The tech markets have tightened.

To take Reddit’s case: so far, they could raise money at increasing valuation, and that’s how they’d fund their operations without having to have solid monetization. Now that all valuations are down including theirs, they can’t raise anything anymore, leaving them with four (non-exclusive) choices: running out of money soon and closing shop, exiting as fast as possible to get capital injection that way, letting go of most of their staff quickly in order to get leaner, or finding aggressive ways to monetize shortly.

I think Reddit’s monetization situation was grim enough that they’re making precipitated moves towards all the last 3 options, in order not to pick option 1 and die soon. For having been a part of it, a startup looking to exit will choose some very specific metrics that they’re choosing to market their exit on, and then they’ll make all their subsequent moves based on ruthlessly optimizing for those metrics alone.
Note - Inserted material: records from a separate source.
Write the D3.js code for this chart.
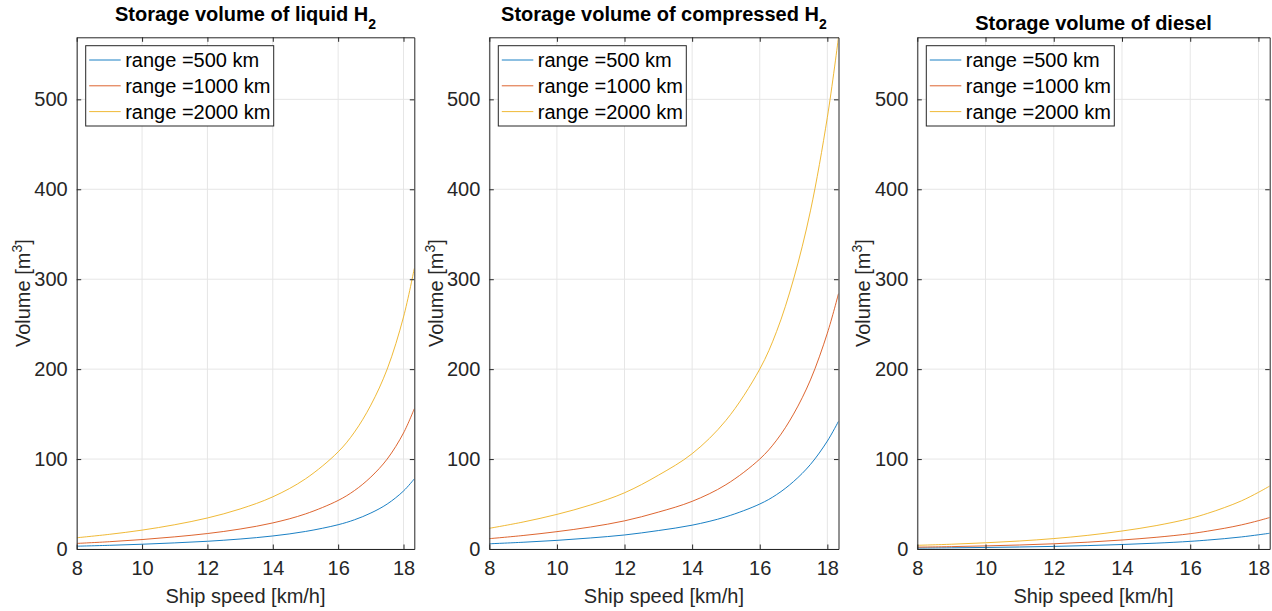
<!DOCTYPE html>
<html>
<head>
<meta charset="utf-8">
<script src="https://cdn.jsdelivr.net/npm/d3@7"></script>
<style>
	body { margin:0; background:#fff; }
	svg { display:block; font-family:"Liberation Sans", Arial, Helvetica, sans-serif; }
</style>
</head>
<body>
<div id="chart"></div>
<script>
// ship speed [km/h]
var speeds = [8, 9, 10, 11, 12, 13, 14, 15, 16, 16.5, 17, 17.5, 18, 18.33];
var rangeLabels = ['range =500 km', 'range =1000 km', 'range =2000 km'];
var xTicks = [8, 10, 12, 14, 16, 18];
var yTicks = [0, 100, 200, 300, 400, 500];

// liquid H2 volume [m3]
var liquid500  = [3.1, 4.1, 5.3, 6.8, 8.6, 11.1, 14.5, 19.5, 27, 32.5, 40, 50, 64.5, 78];
var liquid1000 = [6.2, 8.1, 10.5, 13.5, 17.2, 22.2, 29, 39, 54, 65, 80, 100, 129, 156];
var liquid2000 = [12.5, 16.3, 21, 27, 34.5, 44.5, 58, 78, 108, 130, 160, 200, 258, 312];
// compressed H2 volume [m3]
var comp500  = [5.8, 7.5, 9.6, 12.3, 15.6, 20.5, 26.5, 35.8, 50, 60.5, 75, 94, 120, 142];
var comp1000 = [11.5, 15, 19.3, 24.5, 31.3, 41, 53, 71.5, 100, 121, 150, 188, 240, 284];
var comp2000 = [23, 30, 38.5, 49, 62.5, 82, 106, 143, 200, 242, 300, 376, 480, 569];
// diesel volume [m3]
var diesel500  = [1.03, 1.33, 1.73, 2.23, 2.9, 3.8, 5, 6.5, 8.5, 9.9, 11.5, 13.4, 15.8, 17.5];
var diesel1000 = [2.05, 2.65, 3.45, 4.45, 5.8, 7.6, 10, 13, 17, 19.8, 23, 26.8, 31.5, 35];
var diesel2000 = [4.1, 5.3, 6.9, 8.9, 11.6, 15.2, 20, 26, 34, 39.5, 46, 53.5, 63, 70];

var colors = ['#0072BD', '#D95319', '#EDB120'];

var width = 1272, height = 611
	, plotTop = 37.3, plotBottom = 549
	, yMax = 569, xMin = 8, xMax = 18.33
	, fontSize = '20px', subSize = '14px';

var svg = d3.select('#chart')
	.append('svg')
	.attr('width', width)
	.attr('height', height);

var panels = [
	{left: 76.7,  right: 414.3,  title: 'Storage volume of liquid H', sub: '2', series: [liquid500, liquid1000, liquid2000], ylabX: 23},
	{left: 489.3, right: 838.5,  title: 'Storage volume of compressed H', sub: '2', series: [comp500, comp1000, comp2000], ylabX: 436},
	{left: 917.3, right: 1269.7, title: 'Storage volume of diesel', sub: null, series: [diesel500, diesel1000, diesel2000], ylabX: 863}
];

panels.forEach(function(p, idx){
	var x = d3.scaleLinear().domain([xMin, xMax]).range([p.left, p.right]);
	var y = d3.scaleLinear().domain([0, yMax]).range([plotBottom, plotTop]);
	var g = svg.append('g').attr('class', 'panel panel-' + idx);

	// grid
	g.append('g')
		.selectAll('line')
		.data(xTicks)
		.enter().append('line')
			.attr('x1', function(d){ return x(d); })
			.attr('x2', function(d){ return x(d); })
			.attr('y1', plotTop)
			.attr('y2', plotBottom)
			.attr('stroke', '#e6e6e6')
			.attr('stroke-width', 1);
	g.append('g')
		.selectAll('line')
		.data(yTicks)
		.enter().append('line')
			.attr('x1', p.left)
			.attr('x2', p.right)
			.attr('y1', function(d){ return y(d); })
			.attr('y2', function(d){ return y(d); })
			.attr('stroke', '#e6e6e6')
			.attr('stroke-width', 1);

	// curves
	var clipId = 'clip' + idx;
	svg.append('clipPath').attr('id', clipId)
		.append('rect')
			.attr('x', p.left).attr('y', plotTop)
			.attr('width', p.right - p.left).attr('height', plotBottom - plotTop);
	var line = d3.line()
		.x(function(d, i){ return x(speeds[i]); })
		.y(function(d){ return y(d); })
		.curve(d3.curveCatmullRom.alpha(0.5));
	g.append('g')
		.attr('clip-path', 'url(#' + clipId + ')')
		.selectAll('path')
		.data(p.series)
		.enter().append('path')
			.attr('d', line)
			.attr('fill', 'none')
			.attr('stroke', function(d, i){ return colors[i]; })
			.attr('stroke-width', 0.9);

	// axes (MATLAB box: ticks inward on all four sides)
	var tickLen = 4.5;
	var xAxisB = d3.axisBottom(x).tickValues(xTicks).tickSizeInner(-tickLen).tickSizeOuter(0).tickPadding(12);
	var xAxisT = d3.axisTop(x).tickValues(xTicks).tickSizeInner(-tickLen).tickSizeOuter(0).tickFormat('');
	var yAxisL = d3.axisLeft(y).tickValues(yTicks).tickSizeInner(-tickLen).tickSizeOuter(0).tickPadding(9);
	var yAxisR = d3.axisRight(y).tickValues(yTicks).tickSizeInner(-tickLen).tickSizeOuter(0).tickFormat('');

	[[xAxisB, 'translate(0,' + plotBottom + ')'], [xAxisT, 'translate(0,' + plotTop + ')'],
	 [yAxisL, 'translate(' + p.left + ',0)'], [yAxisR, 'translate(' + p.right + ',0)']].forEach(function(a){
		var ax = g.append('g').attr('transform', a[1]).call(a[0]);
		ax.select('.domain').attr('stroke', '#262626').attr('stroke-width', 1);
		ax.selectAll('.tick line').attr('stroke', '#262626');
		ax.selectAll('.tick text')
			.attr('fill', '#262626')
			.style('font-size', fontSize)
			.style('font-family', '"Liberation Sans", Arial, sans-serif');
	});

	// title
	var cx = (p.left + p.right) / 2;
	var title = g.append('text')
		.attr('x', cx)
		.attr('y', p.sub ? 21 : 29.5)
		.attr('text-anchor', 'middle')
		.style('font-size', fontSize)
		.style('font-weight', 'bold')
		.attr('fill', '#000')
		.text(p.title);
	if (p.sub) {
		title.append('tspan')
			.attr('dy', 8)
			.style('font-size', subSize)
			.text(p.sub);
	}

	// x label
	g.append('text')
		.attr('x', cx)
		.attr('y', 603)
		.attr('text-anchor', 'middle')
		.style('font-size', fontSize)
		.attr('fill', '#262626')
		.text('Ship speed [km/h]');

	// y label
	var yl = g.append('text')
		.attr('transform', 'translate(' + p.ylabX + ',' + ((plotTop + plotBottom) / 2) + ') rotate(-90)')
		.attr('text-anchor', 'middle')
		.attr('dy', '0.35em')
		.style('font-size', fontSize)
		.attr('fill', '#262626')
		.text('Volume [m');
	yl.append('tspan').attr('dy', -8).style('font-size', subSize).text('3');
	yl.append('tspan').attr('dy', 8).text(']');

	// legend
	var lx = p.left + 9, ly = 45.7, lw = 188, lh = 80.3;
	var leg = g.append('g').attr('class', 'legend');
	leg.append('rect')
		.attr('x', lx).attr('y', ly)
		.attr('width', lw).attr('height', lh)
		.attr('fill', '#fff')
		.attr('stroke', '#262626')
		.attr('stroke-width', 1);
	rangeLabels.forEach(function(lab, i){
		var ry = 60 + i * 25.8;
		leg.append('line')
			.attr('x1', lx + 3.5).attr('x2', lx + 35)
			.attr('y1', ry).attr('y2', ry)
			.attr('stroke', colors[i])
			.attr('stroke-width', 0.9);
		leg.append('text')
			.attr('x', lx + 39.5)
			.attr('y', ry)
			.attr('dy', '0.35em')
			.style('font-size', fontSize)
			.attr('fill', '#000')
			.text(lab);
	});
});
</script>
</body>
</html>
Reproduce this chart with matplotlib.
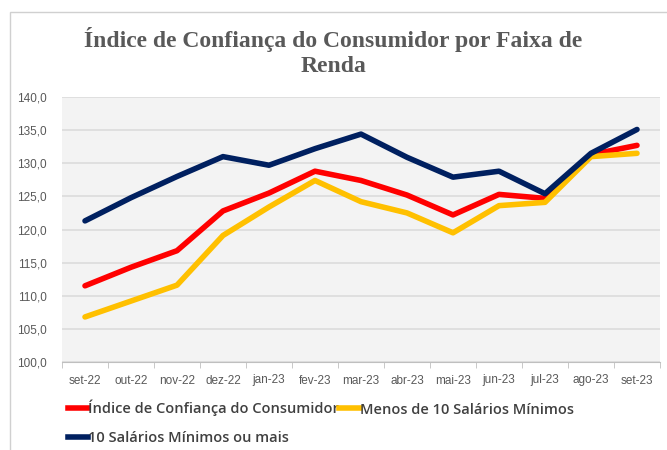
import matplotlib
matplotlib.use("Agg")
import matplotlib.pyplot as plt
from matplotlib.patches import Rectangle
from matplotlib.lines import Line2D
from matplotlib import font_manager

months = ["set-22", "out-22", "nov-22", "dez-22", "jan-23", "fev-23", "mar-23",
          "abr-23", "mai-23", "jun-23", "jul-23", "ago-23", "set-23"]
icc = [111.5, 114.3, 116.8, 122.8, 125.5, 128.8, 127.4, 125.2, 122.2, 125.3, 124.7, 131.3, 132.7]
menos10 = [106.8, 109.2, 111.6, 119.1, 123.4, 127.4, 124.2, 122.5, 119.5, 123.6, 124.1, 131.0, 131.5]
mais10 = [121.3, 124.8, 128.0, 131.0, 129.7, 132.2, 134.4, 130.9, 127.9, 128.8, 125.4, 131.5, 135.1]
yticks = [100, 105, 110, 115, 120, 125, 130, 135, 140]

names = {f.name for f in font_manager.fontManager.ttflist}
narrow = "Liberation Sans Narrow" if "Liberation Sans Narrow" in names else "Liberation Sans"

W, H = 667, 450
fig = plt.figure(figsize=(W / 100, H / 100), dpi=100)
fig.patch.set_facecolor("white")

fig.add_artist(Rectangle((10 / W, -0.1), 1.2, 1 - 12 / H + 0.1, transform=fig.transFigure,
                         fill=False, edgecolor="#d0d0d0", lw=1.0))

ax = fig.add_axes([62 / W, 1 - 362 / H, 598 / W, 265 / H])
ax.set_facecolor("#f3f3f3")
x = list(range(len(months)))
ax.plot(x, icc, color="#ff0000", lw=4, solid_capstyle="round", zorder=3)
ax.plot(x, menos10, color="#ffc000", lw=4, solid_capstyle="round", zorder=3)
ax.plot(x, mais10, color="#002060", lw=4, solid_capstyle="round", zorder=4)

ax.set_xlim(-0.5, len(months) - 0.5)
ax.set_ylim(100, 140)
ax.set_yticks(yticks)
ax.set_yticklabels([f"{v:.1f}".replace(".", ",") for v in yticks], family=narrow)
ax.set_xticks(x)
ax.set_xticklabels(months, family=narrow)
ax.set_xticks([i - 0.5 for i in range(len(months) + 1)], minor=True)
ax.tick_params(axis="x", which="major", length=0, pad=9, labelsize=8.5, labelcolor="#595959")
ax.tick_params(axis="x", which="minor", length=4, color="#bfbfbf")
ax.tick_params(axis="y", length=0, pad=11, labelsize=8.5, labelcolor="#595959")
ax.grid(axis="y", color="#dcdcdc", lw=1.2)
ax.set_axisbelow(True)
for s in ["top", "right", "left"]:
    ax.spines[s].set_visible(False)
ax.spines["bottom"].set_color("#bfbfbf")

fig.text(0.5, 1 - 40 / H, "Índice de Confiança do Consumidor por Faixa de",
         ha="center", va="center", fontsize=17, fontweight="bold", color="#595959",
         family="Liberation Serif")
fig.text(0.5, 1 - 67 / H, "Renda",
         ha="center", va="center", fontsize=17, fontweight="bold", color="#595959",
         family="Liberation Serif")

handles = [Line2D([], [], color="#ff0000", lw=4),
           Line2D([], [], color="#002060", lw=4),
           Line2D([], [], color="#ffc000", lw=4)]
labels = ["Índice de Confiança do Consumidor", "10 Salários Mínimos ou mais",
          "Menos de 10 Salários Mínimos"]
fig.legend(handles, labels, ncol=2, loc="upper left", bbox_to_anchor=(68 / W, 1 - 400 / H),
           frameon=False, handlelength=1.4, handletextpad=0.0,
           columnspacing=0.0, labelspacing=1.0, borderaxespad=0, borderpad=0,
           prop={"family": "Open Sans", "weight": "semibold", "size": 10.5},
           labelcolor="#404040")

fig.savefig("out.png", dpi=100)
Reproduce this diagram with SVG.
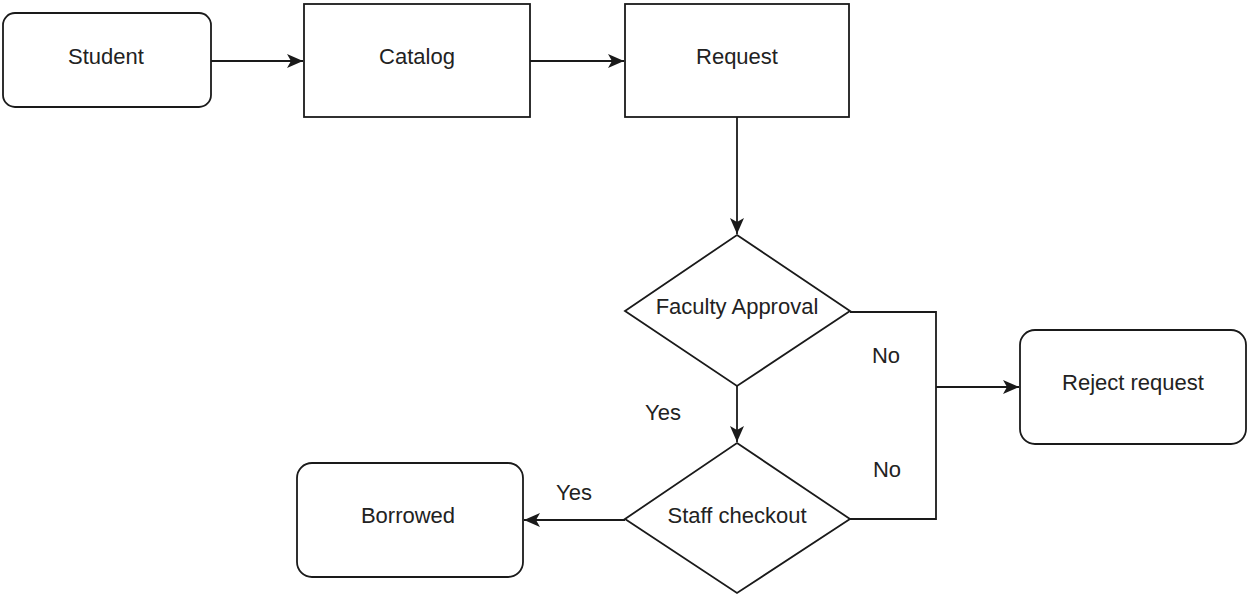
<svg xmlns="http://www.w3.org/2000/svg" width="1248" height="595" viewBox="0 0 1248 595">
  <style>
    .shape { fill: #ffffff; stroke: #1a1a1a; stroke-width: 1.8; }
    .edge { fill: none; stroke: #1a1a1a; stroke-width: 1.8; }
    .label { font-family: "Liberation Sans", Arial, sans-serif; font-size: 22px; fill: #222222; text-anchor: middle; }
  </style>
  <defs>
    <marker id="arrow" markerUnits="userSpaceOnUse" markerWidth="18" markerHeight="16" refX="16" refY="7" orient="auto">
      <path d="M0,0 L16,7 L0,14 L4,7 Z" fill="#1a1a1a"/>
    </marker>
  </defs>
  <rect width="1248" height="595" fill="#ffffff"/>

  <g id="connectors">
    <line class="edge" x1="211" y1="61" x2="303" y2="61" marker-end="url(#arrow)"/>
    <line class="edge" x1="530" y1="61" x2="624" y2="61" marker-end="url(#arrow)"/>
    <line class="edge" x1="737" y1="117" x2="737" y2="234" marker-end="url(#arrow)"/>
    <line class="edge" x1="737" y1="386" x2="737" y2="442" marker-end="url(#arrow)"/>
    <line class="edge" x1="625" y1="520" x2="524" y2="520" marker-end="url(#arrow)"/>
    <polyline class="edge" points="850,312 936,312 936,519 850,519"/>
    <line class="edge" x1="936" y1="387" x2="1019" y2="387" marker-end="url(#arrow)"/>
    <text class="label" x="886" y="363">No</text>
    <text class="label" x="663" y="420">Yes</text>
    <text class="label" x="887" y="477">No</text>
    <text class="label" x="574" y="500">Yes</text>
  </g>

  <g id="student">
    <rect class="shape" x="3" y="13" width="208" height="94" rx="12" ry="12"/>
    <text class="label" x="106" y="64">Student</text>
  </g>
  <g id="catalog">
    <rect class="shape" x="304" y="4" width="226" height="113"/>
    <text class="label" x="417" y="64">Catalog</text>
  </g>
  <g id="request">
    <rect class="shape" x="625" y="4" width="224" height="113"/>
    <text class="label" x="737" y="64">Request</text>
  </g>
  <g id="faculty-approval">
    <polygon class="shape" points="737,235 850,311 737,386 625,311"/>
    <text class="label" x="737" y="314">Faculty Approval</text>
  </g>
  <g id="staff-checkout">
    <polygon class="shape" points="737,443 850,519 737,593 625,519"/>
    <text class="label" x="737" y="523">Staff checkout</text>
  </g>
  <g id="reject-request">
    <rect class="shape" x="1020" y="330" width="226" height="114" rx="15" ry="15"/>
    <text class="label" x="1133" y="390">Reject request</text>
  </g>
  <g id="borrowed">
    <rect class="shape" x="297" y="463" width="226" height="114" rx="15" ry="15"/>
    <text class="label" x="408" y="523">Borrowed</text>
  </g>
</svg>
Since those metrics can be way different from the ones the company was using to raise money so far, that by itself can turn a company’s ethos on its head.

I think that’s what we’re seeing across the board in tech companies; except Twitter, which was a rare case of being driven by political calendar, and one person’s political goals. The acquisition agreement was signed just before the markets tightened, and in fact, Musk tried hard to wiggle himself out of it when the market started tightening, because that kind of wasteful ownership doesn’t make sense in the new climate. But this is really specific, and I believe the timing is a coincidence; unlike all the other ones.